The Jewish response need not alter from its earlier persecutions. The holocaust was not a blimp in the history of Jewish persecution nor was it to modern Jewry. Russian pogroms had pushed many Jews to immigrate to Palestine. The Dreyfus affair in France sparked zionistic tendencies in the anti-semitic democracy. The modern world could not save Jews. The greatest irony of the holocaust was the German liberal annihilation of Jews. The state’s position in a country Jews had felt safe brought the greatest horror. A reason many Jews fear a future American genocide. It also would not be her first. American universities refused to accept Jewish students in the 50s and 60s.
Jewish suffering has existed for millennia and new haters find various ways of humiliating Jews. The hellenistic way differed from Hadrian who differed from christians who differed from muslims who differed from nazis. Each era posited a new way to harm Jews and each used the same false hope to Jews. Medieval kings invited Jews to help the economy and then kicked them out when they weren’t necessary. Germany did the same. The nazis realised the Jewish threat and thus decided in the end to kill them. Those who they did not kill ended up being their achilles heel. It was the Jews who contributed the most to WWII victory. They worked on the Manhattan project built the atom bomb and the end of the war. The secular freedom brought the greatest terror but also the greatest payback (though the state of Israel would probably be the greatest payback).
The holocaust is not to be seen as a revolutionary event in need of a new religious perspective. Placing it on the mountain of suffering points to a new paradigm of religious observance. Indeed the absence of God and the horrid torture favours a modified religiosity. Yet this again undercuts the history of religious cruelty. The holocaust is in the pantheon of Jewish suffering but it is not alone. The crusades, inquisition, Chmielnicki massacres all merit substantial account. The latter is readily forgotten. The holocaust receives ideal mention as it so fresh in our minds but we must not forget that it was a culmination instead of an unplanned motive.
Theodicy was relevant in each example of Jewish suffering but indeed only matters in a world of liberation. The choice to despair God for secularism. The medieval Jews were stuck in denominational tribalism. The inquisition bread the first “secular Jews”. Jews who secretly held to their belief but were outwardly christian. They were liberated by choosing to deny God. Conversos over time lost their faith and assimilated but the choice was limited. Secularism provided an opportunity to do away with religion entirely with no consequence. No longer beholden to the tribe. Apologetics and justification were archaic. The modern world gave Jews the out they needed to abandon God and their Yiddishkeit.

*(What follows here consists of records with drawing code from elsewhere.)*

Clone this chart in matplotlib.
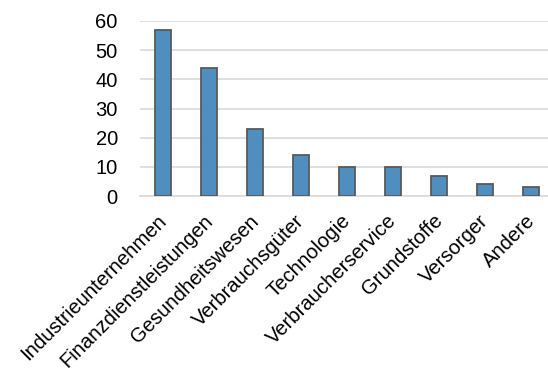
import matplotlib
matplotlib.use("Agg")
import matplotlib.pyplot as plt
from matplotlib.transforms import ScaledTranslation

plt.rcParams['font.family'] = ['Liberation Sans', 'DejaVu Sans']

sectors = ["Industrieunternehmen", "Finanzdienstleistungen", "Gesundheitswesen",
           "Verbrauchsgüter", "Technologie", "Verbraucherservice", "Grundstoffe",
           "Versorger", "Andere"]
counts = [57, 44, 23, 14, 10, 10, 7, 4, 3]
y_ticks = [0, 10, 20, 30, 40, 50, 60]

fig = plt.figure(figsize=(5.48, 3.74), dpi=100)
ax = fig.add_axes([140 / 548, 178 / 374, 408 / 548, (196 - 21) / 374])

x = range(len(sectors))
ax.bar(x, counts, width=0.35, color="#4F8FC0", edgecolor="#595959", linewidth=1.3, zorder=3)

ax.set_ylim(0, 60)
ax.set_xlim(-0.5, -0.5 + 408 / 46)
ax.set_yticks(y_ticks)
ax.yaxis.grid(True, color="#D9D9D9", linewidth=1.2, zorder=0)
ax.set_axisbelow(True)
for s in ["top", "right", "left"]:
    ax.spines[s].set_visible(False)
ax.spines["bottom"].set_color("#D9D9D9")
ax.spines["bottom"].set_linewidth(1.2)
ax.tick_params(axis="both", length=0, colors="black")
ax.tick_params(axis="y", labelsize=14.5, pad=16)
ax.set_xticks(list(x))
ax.set_xticklabels(sectors, rotation=45, ha="right", rotation_mode="anchor")
ax.tick_params(axis="x", labelsize=14.6, pad=11)

# nudge the rotated category labels a little to the left
shift = ScaledTranslation(-6 / 100, 0, fig.dpi_scale_trans)
for lbl in ax.get_xticklabels():
    lbl.set_transform(lbl.get_transform() + shift)

fig.savefig("out.png", dpi=100)
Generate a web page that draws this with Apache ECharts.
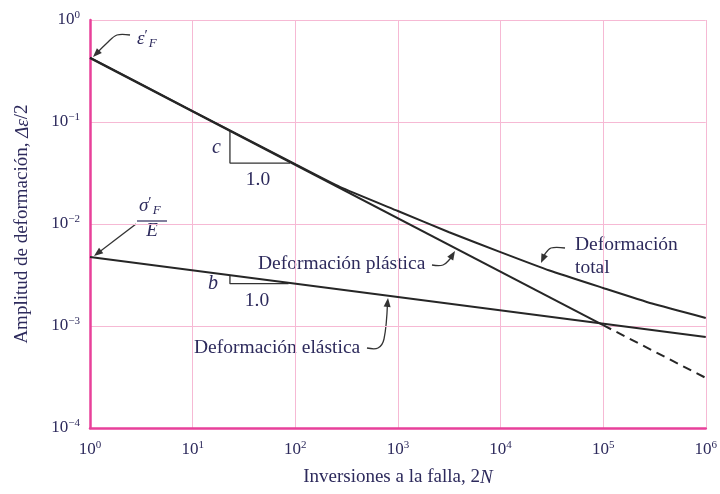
<!DOCTYPE html>
<html><head><meta charset="utf-8">
<script src="https://cdn.jsdelivr.net/npm/echarts@6/dist/echarts.min.js"></script>
<style>html,body{margin:0;padding:0;background:#fff}#c{width:720px;height:494px}</style>
</head><body><div id="c"></div>
<script>
// ---- data ----
const xTickExponents = [0, 1, 2, 3, 4, 5, 6];
const yTickExponents = [-4, -3, -2, -1, 0];
const plasticN = [1, 100000];
const plasticAmp = [0.424, 0.00102];
const plasticExtN = [100000, 1000000];
const plasticExtAmp = [0.00102, 0.00031];
const elasticN = [1, 1000000];
const elasticAmp = [0.00475, 0.00078];
const totalN = [1, 10, 100, 272, 1000, 3160, 10000, 30000, 100000, 300000, 1000000];
const totalAmp = [0.428, 0.128, 0.0386, 0.0231, 0.0134, 0.0083, 0.0053, 0.0035, 0.00236, 0.00166, 0.0012];
const slopeCN = [23.1, 23.1, 89];
const slopeCAmp = [0.082, 0.0396, 0.0396];
const slopeBN = [23.1, 23.1, 86];
const slopeBAmp = [0.00315, 0.0026, 0.0026];

const zip = (a, b) => a.map((v, i) => [v, b[i]]);
const TXT = '#2d2a5c';
const FONT = '"Liberation Serif", "DejaVu Serif", serif';
const LINE = '#262626';

function expLabel(v, exps) {
  const e = Math.round(Math.log10(v));
  if (exps.indexOf(e) < 0) return '';
  return '{b|10}{s|' + (e < 0 ? '\u2212' + (-e) : e) + '}';
}
const tickRich = {
  b: { fontSize: 17, fontFamily: FONT, color: TXT },
  s: { fontSize: 11, fontFamily: FONT, color: TXT, padding: [0, 0, 9, 0] }
};

const chart = echarts.init(document.getElementById('c'), null, { renderer: 'canvas' });

function arrow(pts) {
  const n = pts.length;
  const tip = pts[n - 1], prev = pts[n - 2];
  const dx = tip[0] - prev[0], dy = tip[1] - prev[1];
  const L = Math.hypot(dx, dy), ux = dx / L, uy = dy / L;
  const len = 9, hw = 3.5;
  const bx = tip[0] - ux * len, by = tip[1] - uy * len;
  const head = [tip, [bx - uy * hw, by + ux * hw], [bx + uy * hw, by - ux * hw]];
  const body = pts.slice(0, n - 1).concat([[tip[0] - ux * 5, tip[1] - uy * 5]]);
  return [
    { type: 'polyline', shape: { points: body, smooth: 0.35 }, style: { stroke: '#333', lineWidth: 1.3, fill: null }, silent: true },
    { type: 'polygon', shape: { points: head }, style: { fill: '#333' }, silent: true }
  ];
}
function txt(x, y, text, rich, extra) {
  return {
    type: 'text', x: x, y: y, silent: true,
    style: Object.assign({ text: text, fill: TXT, font: '19.5px ' + FONT, verticalAlign: 'middle', align: 'left', rich: rich || {} }, extra || {})
  };
}
const symRich = {
  e: { fontStyle: 'italic', fontSize: 19, fontFamily: FONT, color: TXT },
  p: { fontSize: 15, fontFamily: FONT, color: TXT, padding: [0, 1, 6, 0] },
  f: { fontStyle: 'italic', fontSize: 13, fontFamily: FONT, color: TXT, padding: [9, 0, 0, 0] }
};

const graphics = [].concat(
  arrow([[130, 35], [117, 35], [107, 43], [93, 57]]),
  arrow([[136, 224], [94, 256]]),
  arrow([[432, 265], [443, 265], [450, 259], [455, 251]]),
  arrow([[367, 348], [378, 348], [384, 339], [388, 298]]),
  arrow([[565, 248], [551, 248], [545, 254], [541, 263]]),
  [
    txt(137, 39, '{e|\u03b5}{p|\u2032}{f|F}', symRich),
    txt(139, 206, '{e|\u03c3}{p|\u2032}{f|F}', symRich),
    { type: 'line', shape: { x1: 137, y1: 221, x2: 167, y2: 221 }, style: { stroke: TXT, lineWidth: 1.2 }, silent: true },
    txt(152, 231, 'E', null, { font: 'italic 19px ' + FONT, align: 'center' }),
    txt(212, 148, 'c', null, { font: 'italic 20px ' + FONT }),
    txt(258, 180, '1.0', null, { align: 'center' }),
    txt(208, 284, 'b', null, { font: 'italic 20px ' + FONT }),
    txt(257, 301, '1.0', null, { align: 'center' }),
    txt(258, 264, 'Deformación plástica'),
    txt(194, 348, 'Deformación elástica'),
    txt(575, 245, 'Deformación'),
    txt(575, 268, 'total')
  ]
);

const lineStyle = { color: LINE, width: 2 };
const nameStyle = { fontFamily: FONT, fontSize: 19, color: TXT, rich: { i: { fontStyle: 'italic', fontFamily: FONT, fontSize: 19, color: TXT } } };
const option = {
  animation: false,
  backgroundColor: '#fff',
  grid: { left: 90, right: 14, top: 20, bottom: 66 },
  xAxis: {
    type: 'log', logBase: 10, min: 1, max: 1000000,
    name: 'Inversiones a la falla, 2{i|N}', nameLocation: 'middle', nameGap: 40,
    nameTextStyle: nameStyle,
    axisLine: { show: true, lineStyle: { color: '#e8409a', width: 2.5 } },
    axisTick: { show: false },
    minorTick: { show: false },
    splitLine: { show: true, lineStyle: { color: '#f6b9d4', width: 1 } },
    axisLabel: { margin: 12, formatter: v => expLabel(v, xTickExponents), rich: tickRich }
  },
  yAxis: {
    type: 'log', logBase: 10, min: 0.0001, max: 1,
    name: 'Amplitud de deformación, {i|\u0394\u03b5}/2', nameLocation: 'middle', nameGap: 58,
    nameTextStyle: nameStyle,
    axisLine: { show: true, lineStyle: { color: '#e8409a', width: 2.5 } },
    axisTick: { show: false },
    splitLine: { show: true, lineStyle: { color: '#f6b9d4', width: 1 } },
    axisLabel: { margin: 10, formatter: v => expLabel(v, yTickExponents), rich: tickRich }
  },
  series: [
    { type: 'line', name: 'plástica', data: zip(plasticN, plasticAmp), showSymbol: false, lineStyle: lineStyle, z: 5 },
    { type: 'line', name: 'plástica ext', data: zip(plasticExtN, plasticExtAmp), showSymbol: false, lineStyle: { color: LINE, width: 2, type: [9, 6] }, z: 5 },
    { type: 'line', name: 'elástica', data: zip(elasticN, elasticAmp), showSymbol: false, lineStyle: lineStyle, z: 5 },
    { type: 'line', name: 'total', data: zip(totalN, totalAmp), showSymbol: false, smooth: 0.15, lineStyle: lineStyle, z: 5 },
    { type: 'line', name: 'c', data: zip(slopeCN, slopeCAmp), showSymbol: false, lineStyle: { color: '#333', width: 1.3 }, z: 4 },
    { type: 'line', name: 'b', data: zip(slopeBN, slopeBAmp), showSymbol: false, lineStyle: { color: '#333', width: 1.3 }, z: 4 }
  ],
  graphic: graphics
};
chart.setOption(option);
</script></body></html>
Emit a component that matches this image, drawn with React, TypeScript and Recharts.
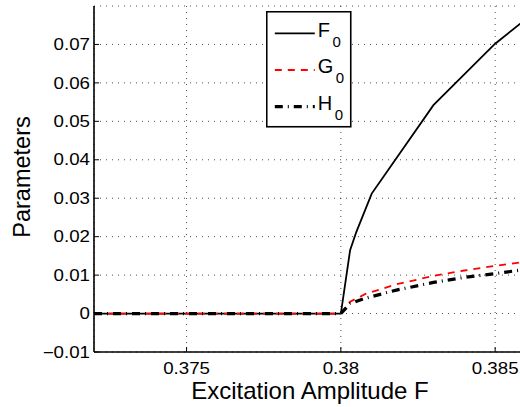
import React from 'react';
import { LineChart, Line, XAxis, YAxis, CartesianGrid, Legend } from 'recharts';

const FONT = '"Liberation Sans", Arial, Helvetica, sans-serif';

// Axis ticks and labels
const xTicks = [0.375, 0.38, 0.385];
const xTickLabels = ['0.375', '0.38', '0.385'];
const yTicks = [-0.01, 0, 0.01, 0.02, 0.03, 0.04, 0.05, 0.06, 0.07];
const yTickLabels = ['\u22120.01', '0', '0.01', '0.02', '0.03', '0.04', '0.05', '0.06', '0.07'];
const xDomain = [0.372, 0.386];
const yDomain = [-0.01, 0.08];

const xLabel = 'Excitation Amplitude F';
const yLabel = 'Parameters';

// Series F0
const f0X = [0.372, 0.38, 0.3803, 0.3805, 0.381, 0.383, 0.385, 0.386];
const f0Y = [0, 0, 0.0165, 0.0212, 0.0312, 0.0542, 0.0702, 0.0766];

// Series G0
const g0X = [0.372, 0.38, 0.3803, 0.3808, 0.3818, 0.383, 0.384, 0.385, 0.386];
const g0Y = [0, 0, 0.0031, 0.0051, 0.0076, 0.0098, 0.0112, 0.0124, 0.0135];

// Series H0
const h0X = [0.372, 0.38, 0.3803, 0.3808, 0.3818, 0.383, 0.384, 0.385, 0.386];
const h0Y = [0, 0, 0.0026, 0.004, 0.0061, 0.0081, 0.0094, 0.0104, 0.0115];

const toPoints = (xs: number[], ys: number[]) => xs.map((x, i) => ({ x, y: ys[i] }));

const series = [
  { key: 'F0', name: 'F', sub: '0', data: toPoints(f0X, f0Y), color: '#000000', width: 1.8, dash: undefined as string | undefined },
  { key: 'G0', name: 'G', sub: '0', data: toPoints(g0X, g0Y), color: '#ff0000', width: 1.8, dash: '7 6' },
  { key: 'H0', name: 'H', sub: '0', data: toPoints(h0X, h0Y), color: '#000000', width: 3.2, dash: '8 5 1 5' },
];

const XTick = (props: any) => {
  const { x, y, payload } = props;
  const i = xTicks.indexOf(payload.value);
  return (
    <text
      transform={`translate(${x},${y}) scale(1.17,1)`}
      textAnchor="middle"
      dy="0.71em"
      fontSize={16}
      fontFamily={FONT}
      fill="#000"
    >
      {i >= 0 ? xTickLabels[i] : String(payload.value)}
    </text>
  );
};

const YTick = (props: any) => {
  const { x, y, payload } = props;
  const i = yTicks.indexOf(payload.value);
  return (
    <text
      transform={`translate(${x},${y}) scale(1.17,1)`}
      textAnchor="end"
      dy="0.355em"
      fontSize={16}
      fontFamily={FONT}
      fill="#000"
    >
      {i >= 0 ? yTickLabels[i] : String(payload.value)}
    </text>
  );
};

const XLabel = (props: any) => {
  const vb = props.viewBox || { x: 94, y: 352, width: 432, height: 55 };
  return (
    <text
      x={vb.x + vb.width / 2}
      y={vb.y + 46.5}
      textAnchor="middle"
      fontSize={24}
      fontFamily={FONT}
      fill="#000"
    >
      {xLabel}
    </text>
  );
};

const YLabel = (props: any) => {
  const vb = props.viewBox || { x: 0, y: 6, width: 94, height: 346 };
  const cx = vb.x + 30;
  const cy = vb.y + vb.height / 2 - 2;
  return (
    <text
      x={cx}
      y={cy}
      transform={`rotate(-90, ${cx}, ${cy})`}
      textAnchor="middle"
      fontSize={23.5}
      fontFamily={FONT}
      fill="#000"
    >
      {yLabel}
    </text>
  );
};

const LegendBox = () => (
  <svg width={86} height={117} style={{ display: 'block' }}>
    <rect x={0.75} y={0.75} width={84} height={115} fill="#ffffff" stroke="#000" strokeWidth={1.6} />
    {series.map((s, i) => {
      const cy = 22.3 + i * 36.7;
      return (
        <g key={s.key}>
          <line x1={8.8} x2={48.8} y1={cy} y2={cy} stroke={s.color} strokeWidth={s.width} strokeDasharray={s.dash} />
          <text x={51.8} y={cy + 3.2} fontSize={20} fontFamily={FONT} fill="#000">
            {s.name}
            <tspan dx={2.5} dy={10} fontSize={15}>{s.sub}</tspan>
          </text>
        </g>
      );
    })}
  </svg>
);

export default function App() {
  return (
    <div style={{ position: 'fixed', left: 0, top: 0, width: 520, height: 407, overflow: 'hidden', background: '#fff' }}>
      <LineChart width={526} height={407} margin={{ top: 6, right: 0, left: 0, bottom: 0 }}>
        <CartesianGrid stroke="#000" strokeOpacity={0.7} strokeDasharray="1 5" strokeWidth={1} />
        <XAxis
          dataKey="x"
          type="number"
          domain={xDomain}
          ticks={xTicks}
          allowDataOverflow
          height={55}
          tickSize={-5}
          tickMargin={16}
          tick={<XTick />}
          axisLine={{ stroke: '#000', strokeWidth: 1.6 }}
          tickLine={{ stroke: '#000', strokeWidth: 1 }}
          label={<XLabel />}
          interval={0}
        />
        <XAxis
          xAxisId="top"
          orientation="top"
          dataKey="x"
          type="number"
          domain={xDomain}
          ticks={xTicks}
          allowDataOverflow
          height={0}
          tickSize={-5}
          tick={false}
          axisLine={{ stroke: '#000', strokeWidth: 1.6 }}
          tickLine={{ stroke: '#000', strokeWidth: 1 }}
        />
        <YAxis
          type="number"
          domain={yDomain}
          ticks={yTicks}
          allowDataOverflow
          width={94}
          tickSize={-5}
          tickMargin={9}
          tick={<YTick />}
          axisLine={{ stroke: '#000', strokeWidth: 1.6 }}
          tickLine={{ stroke: '#000', strokeWidth: 1 }}
          label={<YLabel />}
          interval={0}
        />
        <Legend
          layout="horizontal"
          verticalAlign="middle"
          align="center"
          content={() => <LegendBox />}
          wrapperStyle={{ position: 'absolute', left: 266.3, top: 11, width: 86, height: 117 }}
        />
        {series.map((s) => (
          <Line
            key={s.key}
            data={s.data}
            dataKey="y"
            name={s.key}
            type="linear"
            stroke={s.color}
            strokeWidth={s.width}
            strokeDasharray={s.dash}
            dot={false}
            activeDot={false}
            isAnimationActive={false}
            legendType="none"
          />
        ))}
      </LineChart>
    </div>
  );
}
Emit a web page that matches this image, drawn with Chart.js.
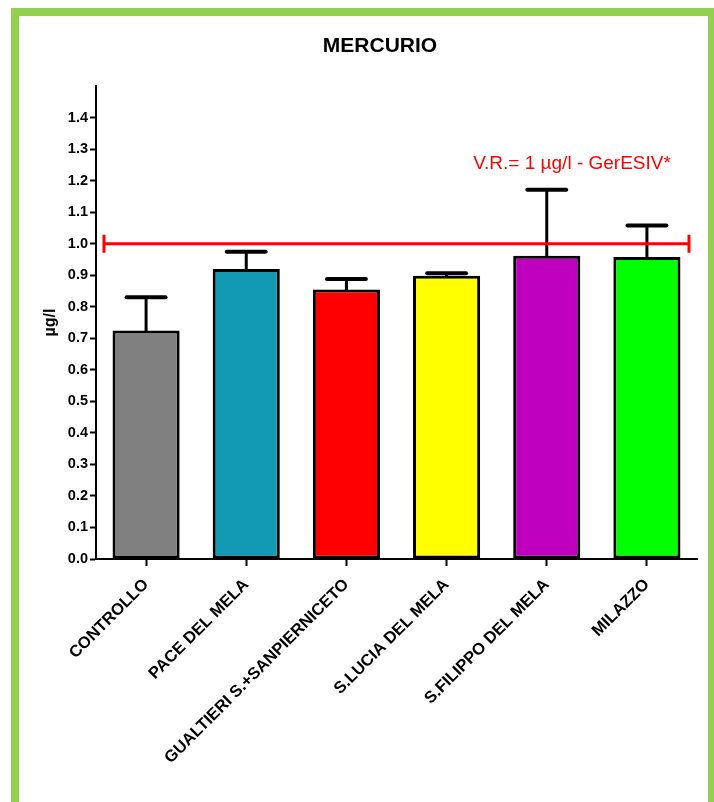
<!DOCTYPE html>
<html>
<head>
<meta charset="utf-8">
<script src="https://cdn.jsdelivr.net/npm/chart.js@4.4.1/dist/chart.umd.min.js"></script>
<style>
  html, body { margin: 0; padding: 0; background: #ffffff; overflow: hidden; }
  #wrap { position: relative; width: 714px; height: 802px; }
  #frame { position: absolute; left: 11px; top: 8px; width: 705px; height: 820px; box-sizing: border-box;
           border: 8px solid #92d050; border-bottom: none; pointer-events: none; }
  canvas { position: absolute; left: 0; top: 0; }
</style>
</head>
<body>
<div id="wrap">
  <canvas id="c" width="714" height="802"></canvas>
  <div id="frame"></div>
</div>
<script>
// ---- data ----
const chartTitle = 'MERCURIO';
const yAxisTitle = 'µg/l';
const categories = ['CONTROLLO', 'PACE DEL MELA', 'GUALTIERI S.+SANPIERNICETO', 'S.LUCIA DEL MELA', 'S.FILIPPO DEL MELA', 'MILAZZO'];
const means = [0.725, 0.92, 0.855, 0.898, 0.962, 0.958];
const upperErrors = [0.105, 0.054, 0.033, 0.008, 0.209, 0.10];
const barColors = ['#808080', '#1299b4', '#ff0000', '#ffff00', '#bf00bf', '#00ff00'];
const yTickValues = [0.0, 0.1, 0.2, 0.3, 0.4, 0.5, 0.6, 0.7, 0.8, 0.9, 1.0, 1.1, 1.2, 1.3, 1.4];
const yMin = 0, yMax = 1.5;
const refValue = 1.0;
const refLabel = 'V.R.= 1 µg/l - GerESIV*';

const FONT = '"Liberation Sans", Arial, sans-serif';

const titlePlugin = {
  id: 'titleText',
  afterDraw(chart) {
    const ctx = chart.ctx;
    ctx.save();
    ctx.font = 'bold 21px ' + FONT;
    ctx.fillStyle = '#000';
    ctx.textAlign = 'center';
    ctx.textBaseline = 'middle';
    ctx.fillText(chartTitle, 380, 46);
    ctx.restore();
  }
};

const errorBarPlugin = {
  id: 'errorBars',
  afterDatasetsDraw(chart) {
    const ctx = chart.ctx;
    const yScale = chart.scales.y;
    const meta = chart.getDatasetMeta(0);
    ctx.save();
    ctx.strokeStyle = '#000';
    ctx.lineCap = 'round';
    meta.data.forEach((bar, i) => {
      const top = yScale.getPixelForValue(means[i] + upperErrors[i]);
      const base = yScale.getPixelForValue(means[i]);
      ctx.lineWidth = 3;
      ctx.beginPath();
      ctx.moveTo(bar.x, base);
      ctx.lineTo(bar.x, top);
      ctx.stroke();
      const half = bar.width * 0.29;
      ctx.lineWidth = 4;
      ctx.beginPath();
      ctx.moveTo(bar.x - half, top);
      ctx.lineTo(bar.x + half, top);
      ctx.stroke();
    });
    ctx.restore();
  }
};

const refLinePlugin = {
  id: 'refLine',
  afterDatasetsDraw(chart) {
    const ctx = chart.ctx;
    const area = chart.chartArea;
    const y = chart.scales.y.getPixelForValue(refValue);
    const x1 = area.left + 8, x2 = area.right - 8;
    ctx.save();
    ctx.strokeStyle = '#ff0000';
    ctx.lineWidth = 3;
    ctx.beginPath();
    ctx.moveTo(x1, y);
    ctx.lineTo(x2, y);
    ctx.stroke();
    ctx.beginPath();
    ctx.moveTo(x1, y - 9); ctx.lineTo(x1, y + 9);
    ctx.moveTo(x2, y - 9); ctx.lineTo(x2, y + 9);
    ctx.stroke();
    ctx.font = '19px ' + FONT;
    ctx.fillStyle = '#ff0000';
    ctx.textAlign = 'center';
    ctx.textBaseline = 'middle';
    ctx.fillText(refLabel, 572, 164);
    ctx.restore();
  }
};

new Chart(document.getElementById('c'), {
  type: 'bar',
  data: {
    labels: categories,
    datasets: [{
      data: means,
      backgroundColor: barColors,
      borderColor: '#000',
      borderWidth: 3,
      borderSkipped: false,
      categoryPercentage: 1.0,
      barPercentage: 0.67
    }]
  },
  options: {
    responsive: false,
    animation: false,
    devicePixelRatio: 1,
    layout: { padding: { left: 30, right: 17, top: 86, bottom: 0 } },
    plugins: { legend: { display: false }, title: { display: false }, tooltip: { enabled: false } },
    scales: {
      x: {
        grid: { display: true, drawOnChartArea: false, offset: false, tickLength: 7, tickColor: '#000', tickWidth: 2 },
        border: { display: true, color: '#000', width: 2 },
        ticks: {
          color: '#000', font: { family: FONT, size: 16.5, weight: 'bold' },
          minRotation: 45, maxRotation: 45, padding: 9, autoSkip: false
        },
        afterFit(scale) { scale.height = 243; }
      },
      y: {
        min: yMin, max: yMax,
        afterBuildTicks(scale) {
          scale.ticks = yTickValues.map(v => ({ value: v }));
        },
        grid: { display: true, drawOnChartArea: false, tickLength: 6, tickColor: '#000', tickWidth: 2 },
        border: { display: true, color: '#000', width: 2 },
        ticks: {
          color: '#000', font: { family: FONT, size: 14.5, weight: 'bold' }, padding: 2,
          callback: (v) => Number(v).toFixed(1)
        },
        title: { display: true, text: yAxisTitle, color: '#000', font: { family: FONT, size: 16, weight: 'bold' }, padding: { top: 11, bottom: 0 } },
        afterFit(scale) { scale.width = 66; }
      }
    }
  },
  plugins: [errorBarPlugin, refLinePlugin, titlePlugin]
});
</script>
</body>
</html>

The holocaust singled out does more damage than good. It posits a paradigm shift to a new view of Judaism. The need to distinguish it from past events presents a new order based on the holocaust. Its socio-historical context is necessary to recognising its rampage. It differed to its predecessors but also was identical in other areas. The holocaust was tragic but it is part of a long history of Jewish suffering that continues today.